By Jay Foley, Executive Director, ITRC
“Online” is now part of the everyday lingo heard everywhere you go – from the classroom to the boardroom. Most computers are constantly online, just the same as our cell phones and our personal digital assistants. Our children, friends and family are Internet-connected almost every day – for some it’s from morning to night.
With our increased connected time, there comes the added threat of exposure to various dangers in our online activities. Here are some simple thoughts on reducing your risk to these various threats.
Be suspicious of going to new online addresses. For example, if someone sends you a link to a new website, check out that link with a reliable source that identifies good versus harmful URLs prior to actually going to the website. You should look before you leap, regardless of whether you suspect anything. Some current attack methods take only a few seconds to infiltrate once you have loaded a web page.
If you receive a warning while on-line about a malicious attack, sometimes it is the attack itself (they want you to panic, click “OK”) and thus install their malware. Malware attacks can be triggered by opening an file, looking at a photo file, clicking into an infected website, or by allowing a pop-up advertisement to run on your computer. A virus can be unleashed by opening an email or photo files.
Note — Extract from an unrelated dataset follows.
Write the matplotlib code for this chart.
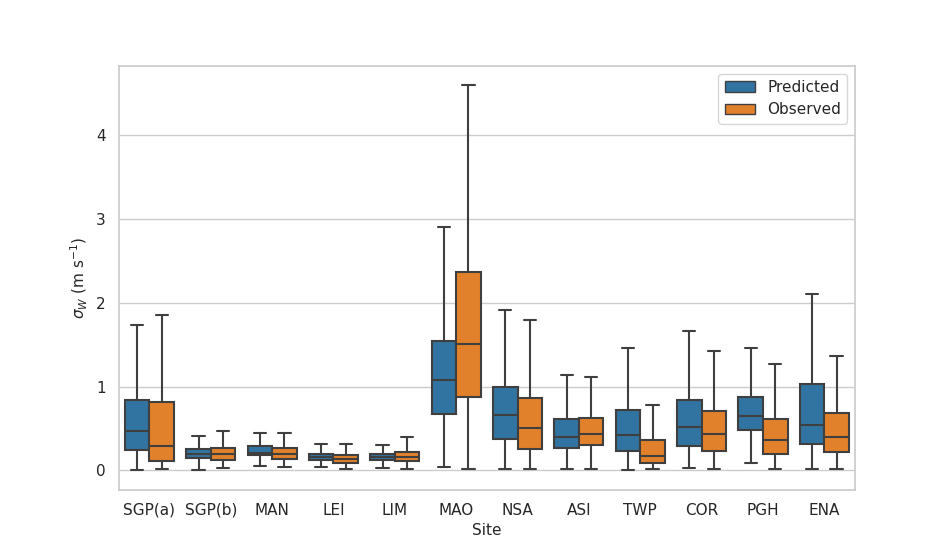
import numpy as np
import matplotlib
matplotlib.use("Agg")
import matplotlib.pyplot as plt
import seaborn as sns
from matplotlib.patches import Patch

sns.set_theme(style="whitegrid")
plt.rcParams["axes.labelsize"] = 11
plt.rcParams["xtick.labelsize"] = 11
plt.rcParams["ytick.labelsize"] = 11
plt.rcParams["legend.fontsize"] = 11

sites = ["SGP(a)", "SGP(b)", "MAN", "LEI", "LIM", "MAO", "NSA", "ASI", "TWP", "COR", "PGH", "ENA"]

# box stats: whislo, q1, med, q3, whishi
pred_lo  = [0.00, 0.00, 0.05, 0.04, 0.03, 0.04, 0.01, 0.01, 0.00, 0.03, 0.09, 0.016]
pred_q1  = [0.24, 0.15, 0.185, 0.12, 0.12, 0.67, 0.37, 0.27, 0.23, 0.29, 0.48, 0.315]
pred_med = [0.47, 0.195, 0.21, 0.16, 0.16, 1.08, 0.66, 0.40, 0.42, 0.52, 0.65, 0.54]
pred_q3  = [0.84, 0.25, 0.29, 0.19, 0.19, 1.55, 1.00, 0.61, 0.72, 0.84, 0.87, 1.03]
pred_hi  = [1.74, 0.41, 0.44, 0.31, 0.30, 2.91, 1.92, 1.14, 1.46, 1.66, 1.46, 2.11]

obs_lo  = [0.016, 0.025, 0.04, 0.016, 0.016, 0.016, 0.016, 0.016, 0.016, 0.016, 0.016, 0.016]
obs_q1  = [0.11, 0.12, 0.13, 0.09, 0.11, 0.88, 0.25, 0.30, 0.09, 0.23, 0.19, 0.215]
obs_med = [0.29, 0.19, 0.19, 0.14, 0.16, 1.51, 0.51, 0.43, 0.175, 0.43, 0.36, 0.40]
obs_q3  = [0.81, 0.27, 0.27, 0.18, 0.215, 2.37, 0.86, 0.62, 0.36, 0.71, 0.61, 0.68]
obs_hi  = [1.86, 0.47, 0.44, 0.31, 0.40, 4.60, 1.80, 1.12, 0.78, 1.43, 1.27, 1.37]

labels = ["Predicted", "Observed"]
colors = ["#3274a1", "#e1812c"]
edge = "#3f3f3f"


def make_stats(lo, q1, med, q3, hi):
    return [dict(whislo=a, q1=b, med=c, q3=d, whishi=e, fliers=[])
            for a, b, c, d, e in zip(lo, q1, med, q3, hi)]


groups = [make_stats(pred_lo, pred_q1, pred_med, pred_q3, pred_hi),
          make_stats(obs_lo, obs_q1, obs_med, obs_q3, obs_hi)]

fig, ax = plt.subplots(figsize=(9.5, 5.5), dpi=100)
x = np.arange(len(sites))
lw = 1.5
for k, stats in enumerate(groups):
    pos = x - 0.2 + 0.4 * k
    ax.bxp(stats, positions=pos, widths=0.4, patch_artist=True, showfliers=False,
           boxprops=dict(facecolor=colors[k], edgecolor=edge, linewidth=lw),
           whiskerprops=dict(color=edge, linewidth=lw),
           capprops=dict(color=edge, linewidth=lw),
           medianprops=dict(color=edge, linewidth=lw),
           manage_ticks=False)

ax.set_xlim(-0.5, len(sites) - 0.5)
ax.set_xticks(x)
ax.set_xticklabels(sites)
ax.xaxis.grid(False)
ax.set_xlabel("Site")
ax.set_ylabel(r"$\sigma_W$ (m s$^{-1}$)")
ax.margins(y=0.05)

handles = [Patch(facecolor=c, edgecolor=edge, label=l) for c, l in zip(colors, labels)]
ax.legend(handles=handles, loc="upper right")

fig.savefig("out.png", dpi=100)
Without properly installed and updated antivirus software, your computer can be infected. Keep your protection software up to date at all times, including updates to your Windows or other operating system. Remember the criminals spend their time and energy trying to stay two steps ahead of the most recent safeguards. Their goal is rarely to destroy your computer but most often to use it to gather personal identifying information (PII) or make attacks upon other servers.
The most important aspect of online safety is your attitude. Never forget that some things are not what they seem in the Internet world.